━━━━━ MATERIAL FOR THE TASK ━━━━━

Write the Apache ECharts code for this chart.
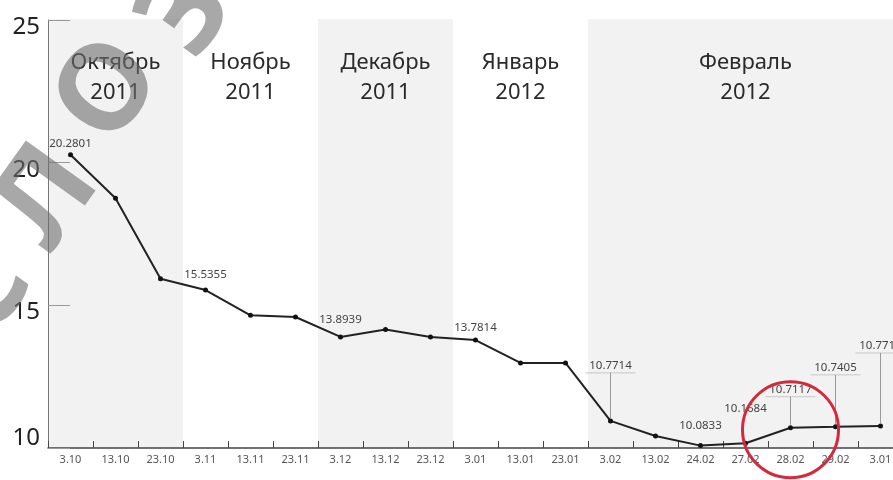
<!DOCTYPE html>
<html><head><meta charset="utf-8">
<script src="https://cdn.jsdelivr.net/npm/echarts@6/dist/echarts.min.js"></script>
<style>html,body{margin:0;padding:0;background:#fff;overflow:hidden}#c{width:903px;height:480px}</style>
</head><body><div id="c"></div>
<script>
// ---- data ----
const categories = ['3.10','13.10','23.10','3.11','13.11','23.11','3.12','13.12','23.12','3.01','13.01','23.01','3.02','13.02','24.02','27.02','28.02','29.02','3.01'];
const rates = [20.2801,18.75,15.93,15.5355,14.65,14.59,13.8939,14.15,13.89,13.7814,12.98,12.98,10.95,10.42,10.0833,10.1684,10.7117,10.7405,10.7714];
const pointLabels = ['20.2801','','','15.5355','','','13.8939','','','13.7814','','','10.7714','','10.0833','10.1684','10.7117','10.7405','10.7714'];
const months = ['Октябрь\n2011','Ноябрь\n2011','Декабрь\n2011','Январь\n2012','Февраль\n2012'];
const monthStart = [0,3,6,9,12];
const monthEnd = [2,5,8,11,18];
const yTicks = [10,15,20,25];
const highlightIndex = 16;
const watermark = ['С','Л','О','З'];

// ---- styles (pixel offsets of callouts, watermark placement) ----
const labelLift = [11,0,0,15,0,0,17,0,0,12,0,0,55,0,20,34,38,59,80];
const withLeader = [12,16,17,18];
const wmPos = [[-15,292],[48,198],[110,92],[188,14]];
const FONT = '"Noto Sans", "Open Sans", sans-serif';

const chart = echarts.init(document.getElementById('c'), null, {renderer:'canvas'});

const option = {
  animation: false,
  backgroundColor: '#fff',
  grid: {left: 48, top: 20, bottom: 32, right: 0, containLabel: false},
  xAxis: {
    type: 'category', data: categories, boundaryGap: true,
    axisLine: {lineStyle: {color: '#444', width: 1.5}},
    axisTick: {show: true, inside: true, length: 7, lineStyle: {color: '#444', width: 1}},
    axisLabel: {interval: 0, fontSize: 11, color: '#555', margin: 6, fontFamily: FONT},
    splitLine: {show: false}
  },
  yAxis: {
    type: 'value', min: 10, max: 25,
    axisLine: {show: true, lineStyle: {color: '#777', width: 1}},
    axisTick: {show: true, inside: true, length: 22, customValues: yTicks, lineStyle: {color: '#999'}},
    axisLabel: {customValues: yTicks, fontSize: 24, color: '#222', margin: 8, fontFamily: FONT,
      formatter: function (v) { return v === 10 ? '{lo|' + v + '}' : '{hi|' + v + '}'; },
      rich: {
        hi: {fontSize: 24, color: '#222', fontFamily: FONT, padding: [14, 0, 0, 0]},
        lo: {fontSize: 24, color: '#222', fontFamily: FONT, padding: [0, 0, 20, 0]}
      }},
    splitLine: {show: false}
  },
  graphic: watermark.map((ch, k) => ({
    type: 'text', z: 100, x: wmPos[k][0], y: wmPos[k][1], rotation: 0.95,
    style: {text: ch, fontSize: 120, fontWeight: 'bold', fontFamily: FONT,
      fill: 'rgba(110,110,110,0.6)', align: 'center', verticalAlign: 'middle'}
  })),
  series: [
    {
      type: 'custom', z: 0, silent: true,
      data: monthStart.map((s, k) => [s, monthEnd[k], k]),
      encode: {x: [0, 1]},
      renderItem: function (params, api) {
        const k = api.value(2);
        const bw = api.size([1, 0])[0];
        const top = api.coord([api.value(0), 25])[1] - 1;
        const bottom = api.coord([api.value(0), 10])[1];
        const x0 = api.coord([api.value(0), 10])[0] - bw / 2;
        const x1 = api.coord([api.value(1), 10])[0] + bw / 2;
        const children = [];
        if (k % 2 === 0) {
          children.push({type: 'rect', shape: {x: x0, y: top, width: x1 - x0, height: bottom - top},
            style: {fill: '#f2f2f2'}});
        }
        children.push({type: 'text', x: (x0 + x1) / 2, y: top + 59,
          style: {text: months[k], fontSize: 22, lineHeight: 30, fill: '#2a2a2a', fontFamily: FONT,
            align: 'center', verticalAlign: 'middle'}});
        return {type: 'group', children: children};
      }
    },
    {
      type: 'line', z: 2, data: rates,
      symbol: 'circle', symbolSize: 5, showSymbol: true,
      itemStyle: {color: '#111'},
      lineStyle: {color: '#222', width: 2}
    },
    {
      type: 'custom', z: 5, silent: true,
      data: rates.map((v, i) => [i, v]).filter(d => pointLabels[d[0]] !== ''),
      renderItem: function (params, api) {
        const i = api.value(0);
        const p = api.coord([i, api.value(1)]);
        const ly = p[1] - labelLift[i];
        const children = [{type: 'text', x: p[0], y: ly,
          style: {text: pointLabels[i], fontSize: 11.5, fill: '#444', fontFamily: FONT,
            align: 'center', verticalAlign: 'middle'}}];
        if (withLeader.indexOf(i) >= 0) {
          children.push({type: 'line', shape: {x1: p[0] - 25, y1: ly + 7, x2: p[0] + 25, y2: ly + 7},
            style: {stroke: '#c8c8c8', lineWidth: 1}});
          children.push({type: 'line', shape: {x1: p[0], y1: ly + 7, x2: p[0], y2: p[1] - 3},
            style: {stroke: '#999', lineWidth: 1}});
        }
        if (i === highlightIndex) {
          children.push({type: 'circle', shape: {cx: p[0], cy: p[1] + 2, r: 48},
            style: {fill: 'none', stroke: '#d42a3e', lineWidth: 3}, z2: 10});
        }
        return {type: 'group', children: children};
      }
    }
  ]
};
chart.setOption(option);
</script>
</body></html>
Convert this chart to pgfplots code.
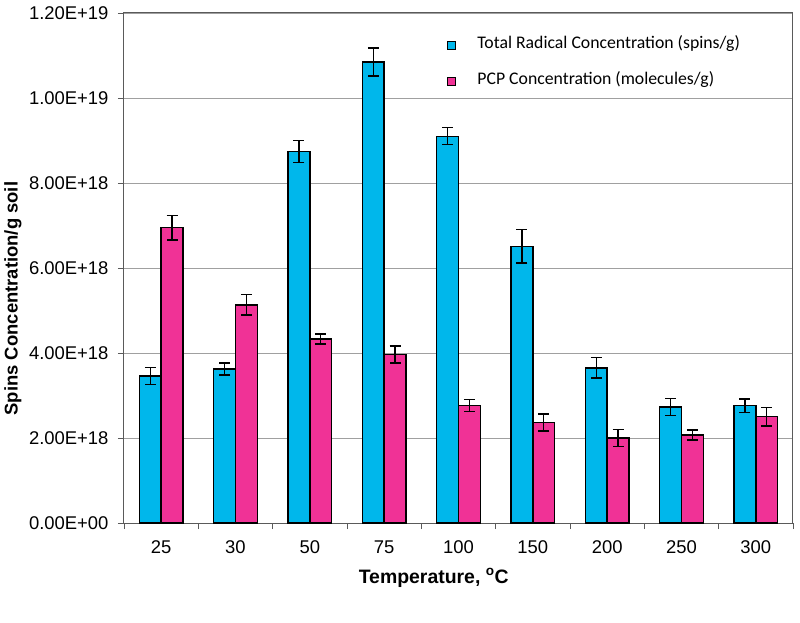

━━━━━

## DESCRIPTION OF THE TASK
Write the records out once more, exactly as they appear, with no pictures.

## CORRECT OUTPUT
Write the Apache ECharts code for this chart.
<!DOCTYPE html>
<html><head><meta charset="utf-8">
<script src="https://cdn.jsdelivr.net/npm/echarts@6/dist/echarts.min.js"></script>
<style>html,body{margin:0;padding:0;background:#fff;overflow:hidden}#c{width:903px;height:480px}</style>
</head><body><div id="c"></div>
<script>
// ---- data ----
const categories = ['3.10','13.10','23.10','3.11','13.11','23.11','3.12','13.12','23.12','3.01','13.01','23.01','3.02','13.02','24.02','27.02','28.02','29.02','3.01'];
const rates = [20.2801,18.75,15.93,15.5355,14.65,14.59,13.8939,14.15,13.89,13.7814,12.98,12.98,10.95,10.42,10.0833,10.1684,10.7117,10.7405,10.7714];
const pointLabels = ['20.2801','','','15.5355','','','13.8939','','','13.7814','','','10.7714','','10.0833','10.1684','10.7117','10.7405','10.7714'];
const months = ['Октябрь\n2011','Ноябрь\n2011','Декабрь\n2011','Январь\n2012','Февраль\n2012'];
const monthStart = [0,3,6,9,12];
const monthEnd = [2,5,8,11,18];
const yTicks = [10,15,20,25];
const highlightIndex = 16;
const watermark = ['С','Л','О','З'];

// ---- styles (pixel offsets of callouts, watermark placement) ----
const labelLift = [11,0,0,15,0,0,17,0,0,12,0,0,55,0,20,34,38,59,80];
const withLeader = [12,16,17,18];
const wmPos = [[-15,292],[48,198],[110,92],[188,14]];
const FONT = '"Noto Sans", "Open Sans", sans-serif';

const chart = echarts.init(document.getElementById('c'), null, {renderer:'canvas'});

const option = {
  animation: false,
  backgroundColor: '#fff',
  grid: {left: 48, top: 20, bottom: 32, right: 0, containLabel: false},
  xAxis: {
    type: 'category', data: categories, boundaryGap: true,
    axisLine: {lineStyle: {color: '#444', width: 1.5}},
    axisTick: {show: true, inside: true, length: 7, lineStyle: {color: '#444', width: 1}},
    axisLabel: {interval: 0, fontSize: 11, color: '#555', margin: 6, fontFamily: FONT},
    splitLine: {show: false}
  },
  yAxis: {
    type: 'value', min: 10, max: 25,
    axisLine: {show: true, lineStyle: {color: '#777', width: 1}},
    axisTick: {show: true, inside: true, length: 22, customValues: yTicks, lineStyle: {color: '#999'}},
    axisLabel: {customValues: yTicks, fontSize: 24, color: '#222', margin: 8, fontFamily: FONT,
      formatter: function (v) { return v === 10 ? '{lo|' + v + '}' : '{hi|' + v + '}'; },
      rich: {
        hi: {fontSize: 24, color: '#222', fontFamily: FONT, padding: [14, 0, 0, 0]},
        lo: {fontSize: 24, color: '#222', fontFamily: FONT, padding: [0, 0, 20, 0]}
      }},
    splitLine: {show: false}
  },
  graphic: watermark.map((ch, k) => ({
    type: 'text', z: 100, x: wmPos[k][0], y: wmPos[k][1], rotation: 0.95,
    style: {text: ch, fontSize: 120, fontWeight: 'bold', fontFamily: FONT,
      fill: 'rgba(110,110,110,0.6)', align: 'center', verticalAlign: 'middle'}
  })),
  series: [
    {
      type: 'custom', z: 0, silent: true,
      data: monthStart.map((s, k) => [s, monthEnd[k], k]),
      encode: {x: [0, 1]},
      renderItem: function (params, api) {
        const k = api.value(2);
        const bw = api.size([1, 0])[0];
        const top = api.coord([api.value(0), 25])[1] - 1;
        const bottom = api.coord([api.value(0), 10])[1];
        const x0 = api.coord([api.value(0), 10])[0] - bw / 2;
        const x1 = api.coord([api.value(1), 10])[0] + bw / 2;
        const children = [];
        if (k % 2 === 0) {
          children.push({type: 'rect', shape: {x: x0, y: top, width: x1 - x0, height: bottom - top},
            style: {fill: '#f2f2f2'}});
        }
        children.push({type: 'text', x: (x0 + x1) / 2, y: top + 59,
          style: {text: months[k], fontSize: 22, lineHeight: 30, fill: '#2a2a2a', fontFamily: FONT,
            align: 'center', verticalAlign: 'middle'}});
        return {type: 'group', children: children};
      }
    },
    {
      type: 'line', z: 2, data: rates,
      symbol: 'circle', symbolSize: 5, showSymbol: true,
      itemStyle: {color: '#111'},
      lineStyle: {color: '#222', width: 2}
    },
    {
      type: 'custom', z: 5, silent: true,
      data: rates.map((v, i) => [i, v]).filter(d => pointLabels[d[0]] !== ''),
      renderItem: function (params, api) {
        const i = api.value(0);
        const p = api.coord([i, api.value(1)]);
        const ly = p[1] - labelLift[i];
        const children = [{type: 'text', x: p[0], y: ly,
          style: {text: pointLabels[i], fontSize: 11.5, fill: '#444', fontFamily: FONT,
            align: 'center', verticalAlign: 'middle'}}];
        if (withLeader.indexOf(i) >= 0) {
          children.push({type: 'line', shape: {x1: p[0] - 25, y1: ly + 7, x2: p[0] + 25, y2: ly + 7},
            style: {stroke: '#c8c8c8', lineWidth: 1}});
          children.push({type: 'line', shape: {x1: p[0], y1: ly + 7, x2: p[0], y2: p[1] - 3},
            style: {stroke: '#999', lineWidth: 1}});
        }
        if (i === highlightIndex) {
          children.push({type: 'circle', shape: {cx: p[0], cy: p[1] + 2, r: 48},
            style: {fill: 'none', stroke: '#d42a3e', lineWidth: 3}, z2: 10});
        }
        return {type: 'group', children: children};
      }
    }
  ]
};
chart.setOption(option);
</script>
</body></html>
Convert this chart to pgfplots code.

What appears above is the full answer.